Keeping and open mind
There is nothing worse than wandering around a small town when really hungry to find that there is nowhere to eat. Particularly if your wife is adverse to slumming it with food. This became a risk when the wife and I were in Ivinghoe, a beautiful small town in Hertfordshire full of idylic little cottages, village greens, victorian post boxes but unfortunately no McDonalds.
We headed to the most popular eatery in the town, the Rose and Crown, a nice pub in the centre of town. On entering the pub we were told that there was a private function that night and they will not be serving food to anyone else. Bugger, the only other place I saw in town was a tatty looking place down the road called “The Kings Arms”. Sounds perfect to me, they probably serve cheap burgers, nice beer and will be screening Sky football.
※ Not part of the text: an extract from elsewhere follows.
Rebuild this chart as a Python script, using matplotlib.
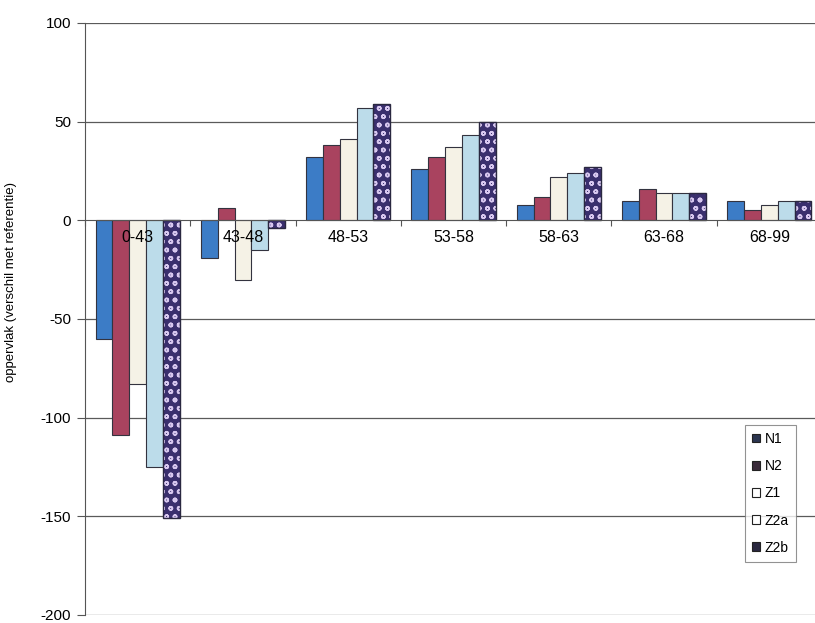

I figured it was going to be harder to sell it to her though.
“Keep an open mind” I said, hoping she would be happy with a bowl of chips and a salad if her gluten free/free range/organic demands were going to get in the way of my hunger.
We approached the door and had a look at the menu.
Blimey they have starters and they look a bit pricey, I can’t even see a burger on the mains. What’s that? Quail? Foie Gras??
I slowly realised that this was no regular “pub” but a proper posh restaurant, I should have expected nothing less as this was a very expensive little town. I looked across at the wife who was already salivating with the prospect of eating hardly any really expensive food. She shot me a smug look, an eyebrow raise and the awful awful words;
“Keep an open mind dear”.
Bollocks. Twatted in the face by my own glib comment.
And so we entered and there was almost an immediate exoneration. We were looking a little scruffy and the “Garcon” didn’t like the look of us. Think of a French version of Manuel but with the contemptuous sneer that I have only otherwise seen on the face of that beardy scouse twat on the Great British Cake Show.
We did the usual “table for two please” and he immediately yelled that there was no space in the restaurant. For the first time in my life I felt like Julia Roberts. He just didn’t want us there, just like that hat shop did not want a high class hooker buying their stuff. I was tempted to make a scene, or at least drive to a chip shop and return and rub his face in it.
“Yeah, remember me? You wouldn’t serve me yesterday. Now look at me. Full of chips and battered sausage. I even bought a fish cake. BIG mistake. HUGE”
But just as this chap was about to swat us with a tea towel a very nice lady appeared and insisted that there was a table free and we could sit at that. Awesome. No getting out of this now.
Before that though we had to sit in some sort of holding area, with old seats, a bar and someone trying to force feed us foie gras. Oh the ironicalness. It was how I imagine purgatory would be, some bizzare area that we are to sit in and suffer while re reflect upon what we have done with our lives. I probably feel that way because it seems that no matter how many Michelin stars a place has it seems that no posh restaurant will ever go as far as to serve a beer that is no piss lager.
We were taken to our table and I immediately assessed the fork situation. I usually start with three but I know that these will change according to what I order in a strange ceremony that is not unlike the changing of the guards.
She orders some wine. I order a beer. My middle fork is replaced with a slightly prongier one.
We order some kind of set menu and as usual I am derisory of the portions I am predicting will come out. But I had not counted on the main event here. The “specialty” of this place was their duck. They cook a whole duck and it is to be shared between two. Challenge accepted. I can eat half (or more) of a duck. It is a pretty small bird.
So we chose the duck and my inner fork is replaced by another fork that looks suspiciously like the fork I had in the middle in the first place. We go through the courses that I can not remember too much about at this stage due to duck intoxication.
The duck was huge and I was having a really hard time eating it. Gemma was helping out as best as she could but I was determined not to let a posh restaurant beat me. I pride myself on returning plates to the waiting staff perfectly clean of food (hoping for a discount in the bill). Tonight wasn’t to be. I tried to replicate the suffering of those gooses that eat in a really nasty way for our pleasure but I was beaten by the small quacking animal.
But Gemma rescued the situation by asking whether we could take the remaining duck home with us. We could and the next day had a lovely duck broth thing. I got to fell like I beat it in the end even if it took two days.